Für die jüngeren Frauen, die in der finnischen Gemeinde einmal in der Woche finnische Kinderlieder mit ihren Babys singen, ist es überraschend, wie schnell die Entscheidung kam. Viele haben Familie in Finnland und verfolgen die Ereignisse, so wie die junge Mutter Terhi: "Es ist eine spannende Zeit! Vor einem halben Jahr hätten wir nie gedacht, dass es so schnell kommt."
Verwandte sind einst im Krieg gegen die Russen gefallen
Die älteren Damen in der Gemeinde sind vor allem erleichtert. Denn sie stammen teilweise aus Lappland, nahe der russischen Grenze. So wie Liisa Ahrens.
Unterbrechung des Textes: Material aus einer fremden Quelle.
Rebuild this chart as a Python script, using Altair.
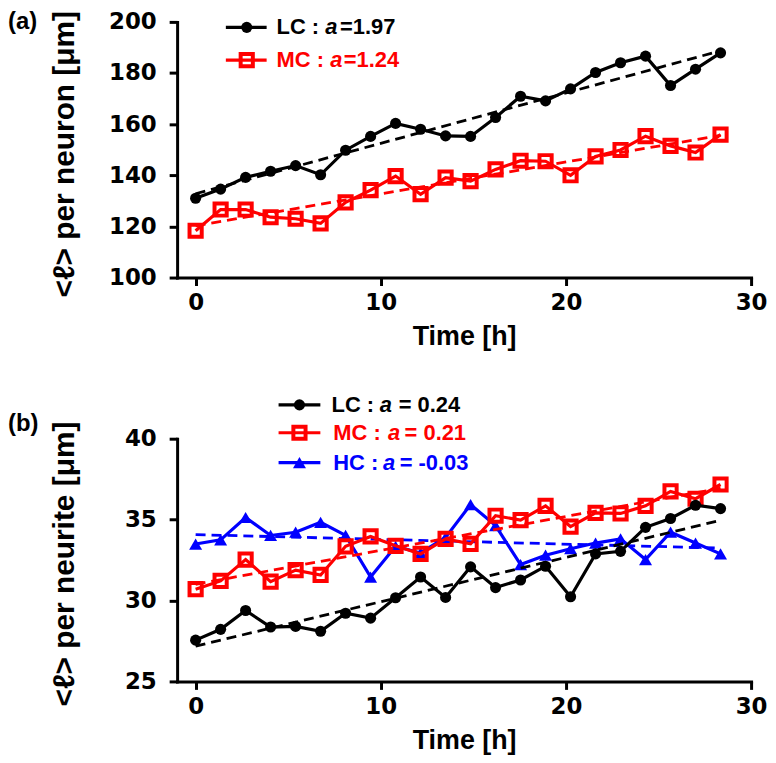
import altair as alt
import pandas as pd

# ---------------- data ----------------
time_h = [0.0, 1.35, 2.7, 4.05, 5.4, 6.75, 8.1, 9.45, 10.8, 12.15, 13.5, 14.85,
          16.2, 17.55, 18.9, 20.25, 21.6, 22.95, 24.3, 25.65, 27.0, 28.35]

neuron_lc = [131.0, 134.6, 139.2, 141.6, 143.8, 140.2, 149.8, 155.2, 160.3, 158.0, 155.4, 155.2,
             162.6, 170.9, 169.1, 173.8, 180.2, 184.0, 186.6, 175.1, 181.5, 187.9]
neuron_mc = [118.3, 126.6, 126.6, 123.6, 123.0, 121.2, 129.4, 134.2, 139.7, 132.6, 139.1, 137.7,
             142.3, 145.7, 145.5, 140.0, 147.4, 149.9, 155.3, 151.5, 148.9, 155.9]

neurite_lc = [27.55, 28.22, 29.38, 28.36, 28.40, 28.10, 29.21, 28.91, 30.17, 31.45, 30.19, 32.08,
              30.80, 31.27, 32.12, 30.23, 32.88, 33.04, 34.52, 35.07, 35.89, 35.68]
neurite_mc = [30.70, 31.21, 32.53, 31.17, 31.88, 31.58, 33.35, 33.96, 33.38, 32.88, 33.81, 33.50,
              35.24, 34.97, 35.85, 34.57, 35.42, 35.38, 35.85, 36.74, 36.29, 37.17]
neurite_hc = [33.49, 33.75, 35.13, 34.02, 34.22, 34.83, 34.02, 31.45, 33.35, 32.94, 33.90, 35.93,
              34.63, 32.22, 32.80, 33.20, 33.55, 33.81, 32.53, 34.22, 33.55, 32.88]

series_names = ["LC", "MC", "HC"]
series_colors = ["#000000", "#ff0000", "#0000ff"]
series_kinds = ["circle", "square", "triangle"]
slopes_a = ["=1.97", "=1.24"]
slopes_b = ["= 0.24", "= 0.21", "= -0.03"]

x_ticks = [0, 10, 20, 30]
ya_ticks = [100, 120, 140, 160, 180, 200]
yb_ticks = [25, 30, 35, 40]

title_a = "<\u2113> per neuron [\u03bcm]"
title_b = "<\u2113> per neurite [\u03bcm]"
x_title = "Time [h]"

# ---------------- styling ----------------
TXT = "Liberation Sans, Arial, Helvetica, sans-serif"
NUM = "DejaVu Sans, Verdana, sans-serif"
W = 577
HA = 257
HB = 244
LEG_FS = 22
leg_df = pd.DataFrame({"k": [0]})


def marker_style(kind, color):
    if kind == "circle":
        return dict(shape="circle", filled=True, size=125, opacity=1, color=color)
    if kind == "square":
        return dict(shape="square", filled=False, size=150, strokeWidth=4, opacity=1, color=color)
    return dict(shape="triangle-up", filled=True, size=170, opacity=1, color=color)


def xenc():
    return alt.X("t:Q", scale=alt.Scale(domain=[-1, 30], nice=False, zero=False),
                 axis=alt.Axis(values=x_ticks, title=x_title, labelFlush=False,
                               labelPadding=6, titlePadding=9, format="d"))


def yenc(dom, ticks):
    return alt.Y("v:Q", scale=alt.Scale(domain=dom, nice=False, zero=False),
                 axis=alt.Axis(values=ticks, title=None, labelPadding=13, format="d"))


def series_layers(values, color, kind, dom, ticks):
    df = pd.DataFrame({"t": time_h, "v": values})
    base = alt.Chart(df).encode(x=xenc(), y=yenc(dom, ticks))
    fit = base.transform_regression("t", "v").mark_line(
        color=color, strokeWidth=2.8, strokeDash=[10, 6])
    line = base.mark_line(color=color, strokeWidth=3.2)
    pts = base.mark_point(**marker_style(kind, color))
    return [fit, line, pts]


def legend_entry(y, xl0, xl1, xm, kind, color, name, xn, xa, eq, xe):
    c = alt.Chart(leg_df)
    rule = c.mark_rule(color=color, strokeWidth=3.2).encode(
        x=alt.value(xl0), x2=alt.value(xl1), y=alt.value(y))
    mk = c.mark_point(**marker_style(kind, color)).encode(x=alt.value(xm), y=alt.value(y))
    common = dict(align="left", baseline="middle", font=TXT, fontSize=LEG_FS,
                  fontWeight="bold", color=color)
    t1 = c.mark_text(text=name + " :", **common).encode(x=alt.value(xn), y=alt.value(y))
    t2 = c.mark_text(text="a", fontStyle="italic", **common).encode(x=alt.value(xa), y=alt.value(y))
    t3 = c.mark_text(text=eq, **common).encode(x=alt.value(xe), y=alt.value(y))
    return [rule, mk, t1, t2, t3]


def label_layers(panel_txt, py, ytitle, ty):
    c = alt.Chart(leg_df)
    lab = c.mark_text(text=panel_txt, align="left", baseline="middle", font=TXT,
                      fontSize=24, fontWeight="bold", color="black").encode(
        x=alt.value(-170), y=alt.value(py))
    yt = c.mark_text(text=ytitle, angle=270, align="center", baseline="middle", font=TXT,
                     fontSize=30, fontWeight="bold", color="black").encode(
        x=alt.value(-113), y=alt.value(ty))
    return [lab, yt]


# ---------------- panel (a) ----------------
dom_a = [100, 200]
layers_a = []
for vals, col, kind in [(neuron_lc, series_colors[0], series_kinds[0]),
                        (neuron_mc, series_colors[1], series_kinds[1])]:
    layers_a += series_layers(vals, col, kind, dom_a, ya_ticks)
legend_a = [
    (5.5, 49, 90, 70, 100, 149, 163.7),
    (38.5, 49, 90, 70, 100, 154, 167.5),
]
for i, (y, xl0, xl1, xm, xn, xa, xe) in enumerate(legend_a):
    layers_a += legend_entry(y, xl0, xl1, xm, series_kinds[i], series_colors[i],
                             series_names[i], xn, xa, slopes_a[i], xe)
layers_a += label_layers("(a)", 0.5, title_a, 133)
panel_a = alt.layer(*layers_a).properties(width=W, height=HA)

# ---------------- panel (b) ----------------
dom_b = [25, 40]
layers_b = []
for vals, col, kind in [(neurite_hc, series_colors[2], series_kinds[2]),
                        (neurite_mc, series_colors[1], series_kinds[1]),
                        (neurite_lc, series_colors[0], series_kinds[0])]:
    layers_b += series_layers(vals, col, kind, dom_b, yb_ticks)
legend_b = [
    (-34, 102, 144, 123, 155.3, 203.7, 222.7),
    (-6, 102, 144, 123, 157, 212, 228.7),
    (24, 102, 144, 123, 157, 207, 223.7),
]
for i, (y, xl0, xl1, xm, xn, xa, xe) in enumerate(legend_b):
    layers_b += legend_entry(y, xl0, xl1, xm, series_kinds[i], series_colors[i],
                             series_names[i], xn, xa, slopes_b[i], xe)
layers_b += label_layers("(b)", -15, title_b, 126)
panel_b = alt.layer(*layers_b).properties(width=W, height=HB)

chart = alt.vconcat(panel_a, panel_b, spacing=45).properties(padding=0)
chart = chart.configure_view(strokeWidth=0).configure_axis(
    domainColor="black", domainWidth=3, domainCap="square",
    tickColor="black", tickWidth=3, tickSize=8,
    labelFont=NUM, labelFontSize=23, labelFontWeight="bold", labelColor="black",
    titleFont=TXT, titleFontSize=27, titleFontWeight="bold", titleColor="black",
    grid=False)

chart.save("out.html", embed_options={"renderer": "svg", "actions": False})
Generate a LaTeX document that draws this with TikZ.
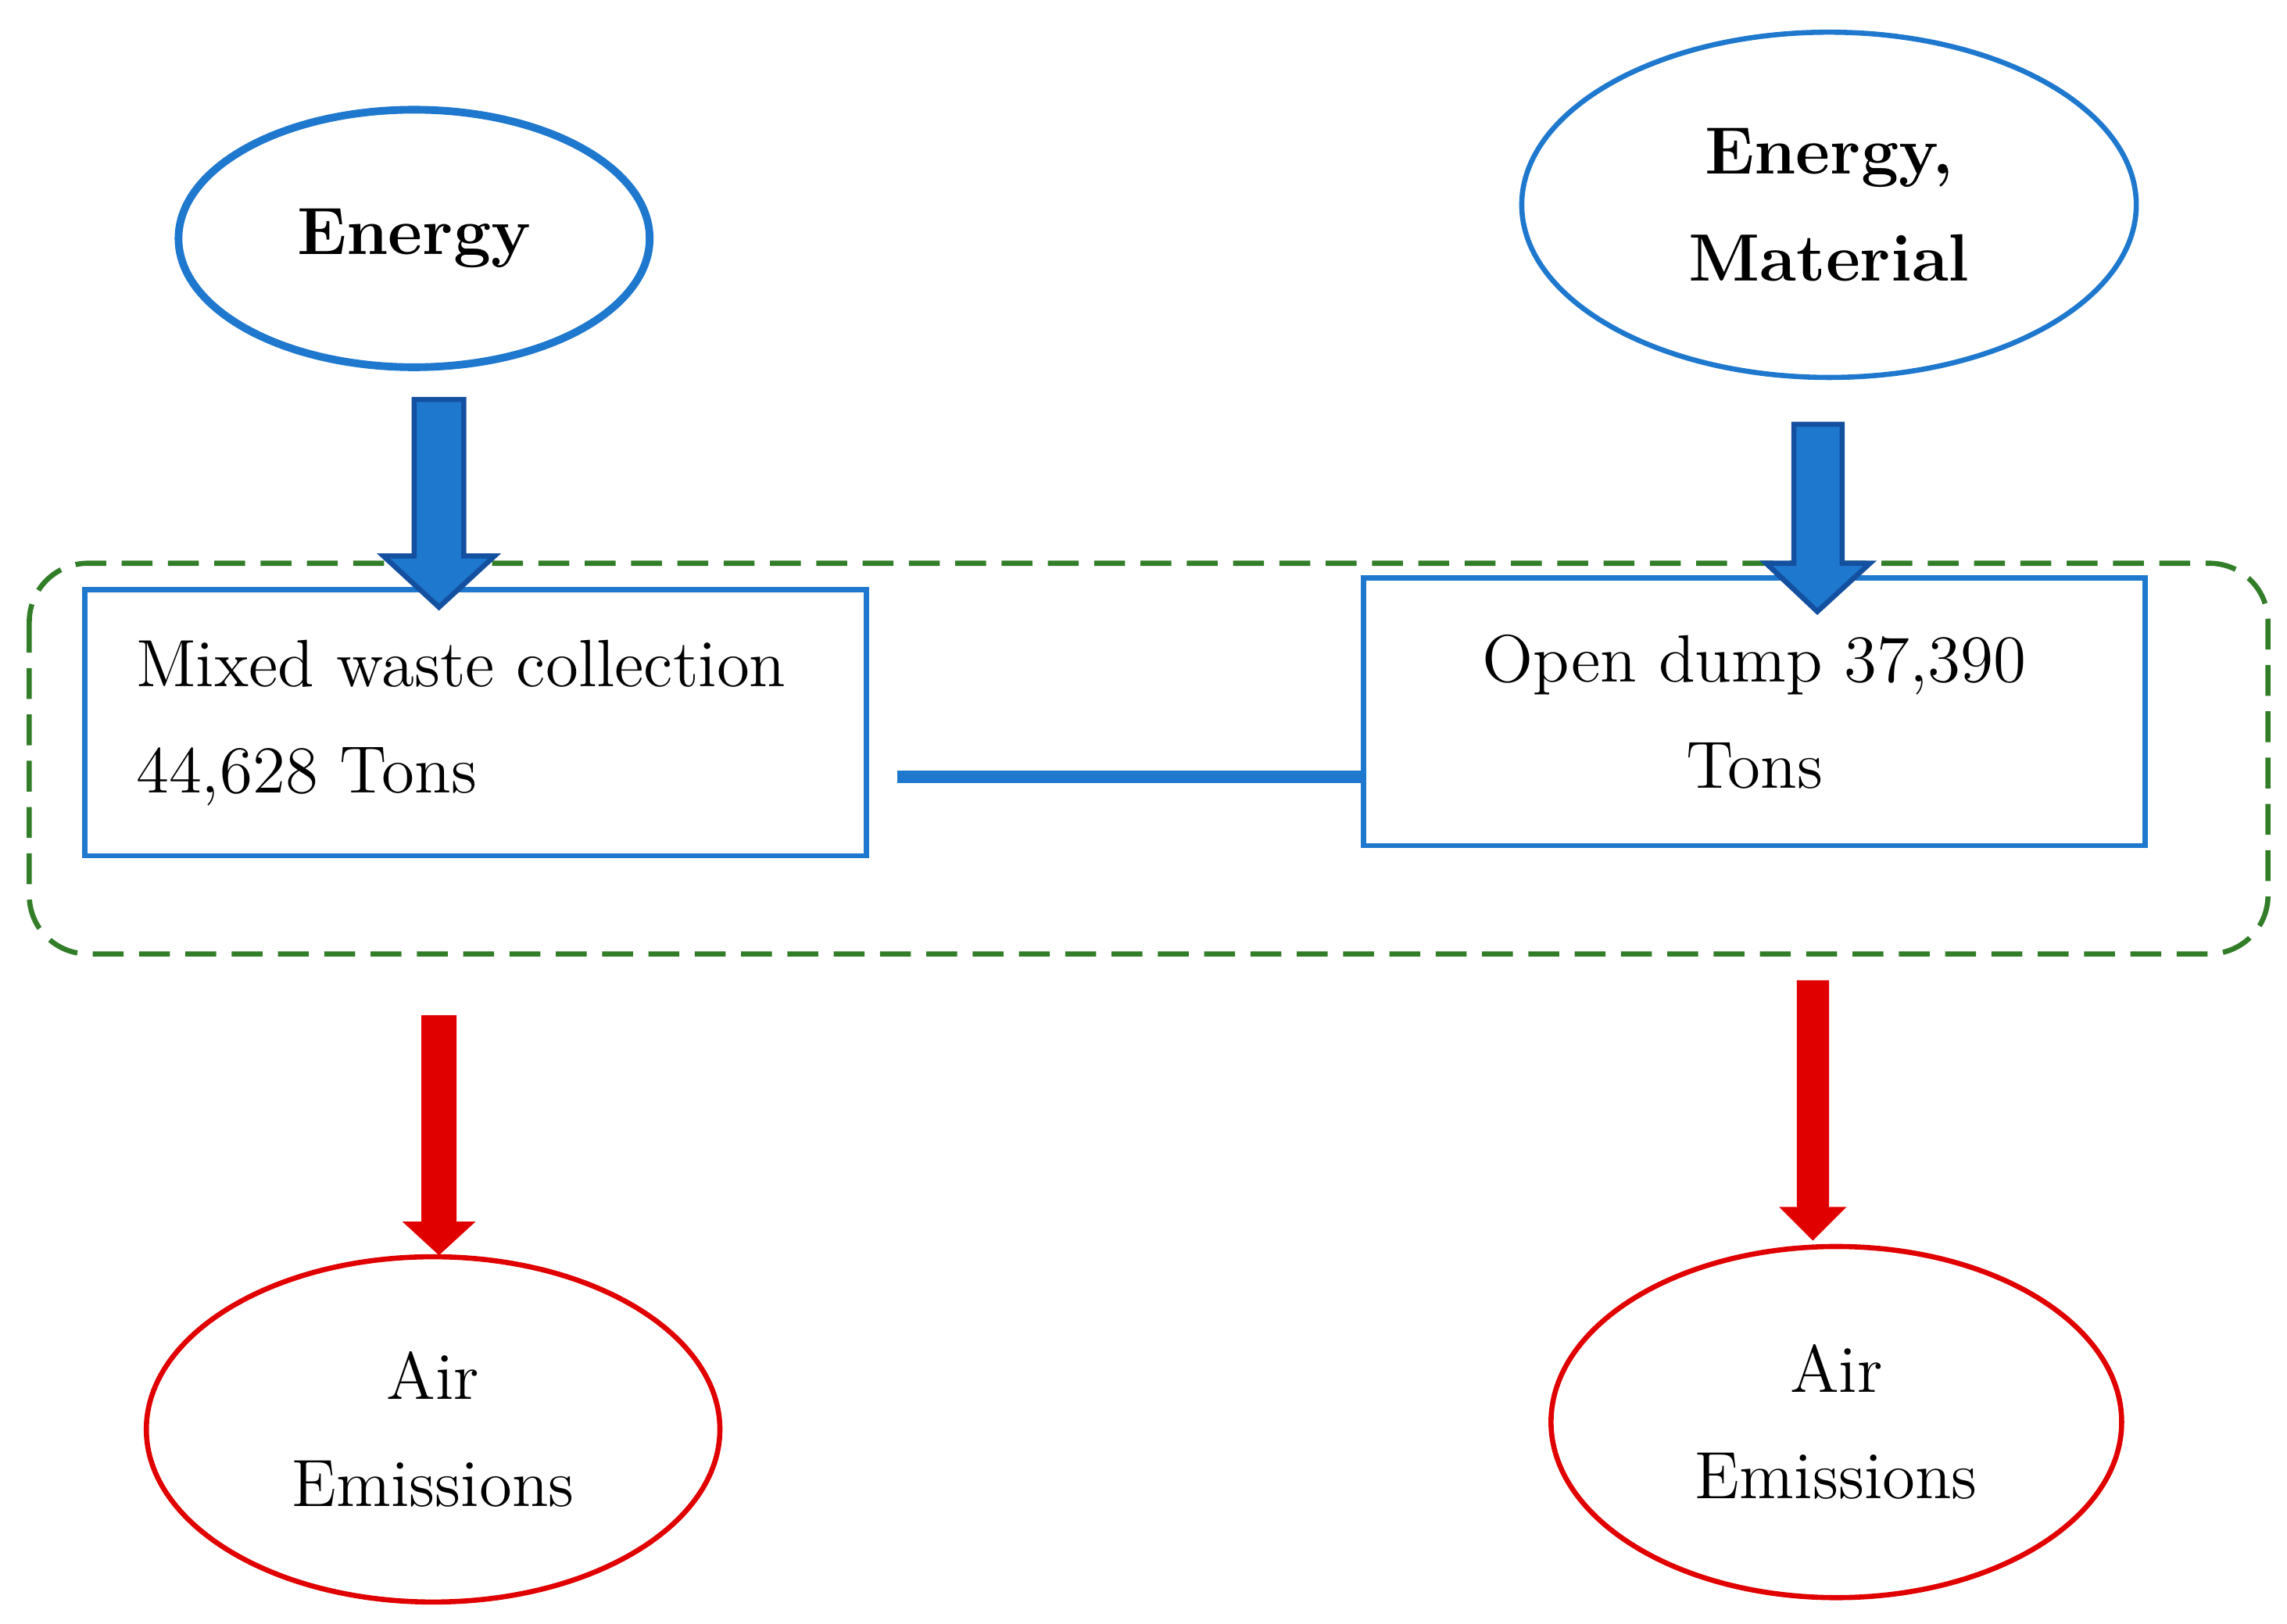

Ihre Verwandten wohnen noch immer an der russischen Grenze. Ahrens hat "gemischte Gefühle". Sie hat Angst vor einem Cyberkrieg und erinnert sich noch daran, wie die Russen im Winterkrieg 1939/40 in Finnland einmarschierten. Viele ihre Verwandten sind im Krieg gegen die Sowjetunion gefallen. "Die alte Angst sitzt noch ganz tief."
NATO-Beitritt: "Wir hätten das schon längst tun müssen"
Auch Ellamaija Gries kennt den damaligen Krieg aus Erzählungen und findet die Entscheidung zum NATO-Beitritt überfällig: "Wir hätten das schon längst tun müssen." Ihr Vater ist im Zweiten Weltkrieg als Soldat gefallen, sie war damals anderthalb Jahre alt und selbst Kriegsflüchtling. Der NATO-Beitritt gebe vielen Leuten ein Gefühl der Sicherheit, vor allem den Leuten in Lappland. "Südfinnland hat ja nur eine Grenze, aber Lappland hat Schweden, Norwegen und Russland. Wir hatten immer schon die Grenze zu anderen Gebieten."
Es habe auch lange gedauert, bis Finnland in die EU kam. "Wir haben uns immer von allen ferngehalten, aber das bringt uns nicht weiter, wenn man neben einem so großen Staat wie Russland lebt", sagt Gries.
"Knapp 80 Prozent der Finnen sind für die NATO"
Für Anneli Renis ist der NATO-Beitritt ihres Landes eine historische Entscheidung. "Ich persönlich habe mich sehr gefreut, dass Finnland den Antrag für den NATO-Beitritt stellt." Sie hat auch in Norddeutschland mitbekommen, dass sich seit Beginn des Ukraine-Kriegs am 24. Februar die Stimmung in ihrer Heimat stark geändert hat. Das zeigen auch Umfragen. "Vor einigen Monaten waren nur circa 20 bis 30 Prozent der finnischen Bevölkerung für die NATO, heute sind es knapp 80 Prozent", erzählt Renis.
Die finnischen Frauen in Hamburg hoffen, dass der Krieg möglichst bald endet und hoffen auf eine diplomatische Lösung - ob mit oder ohne finnische Sauna-Diplomatie.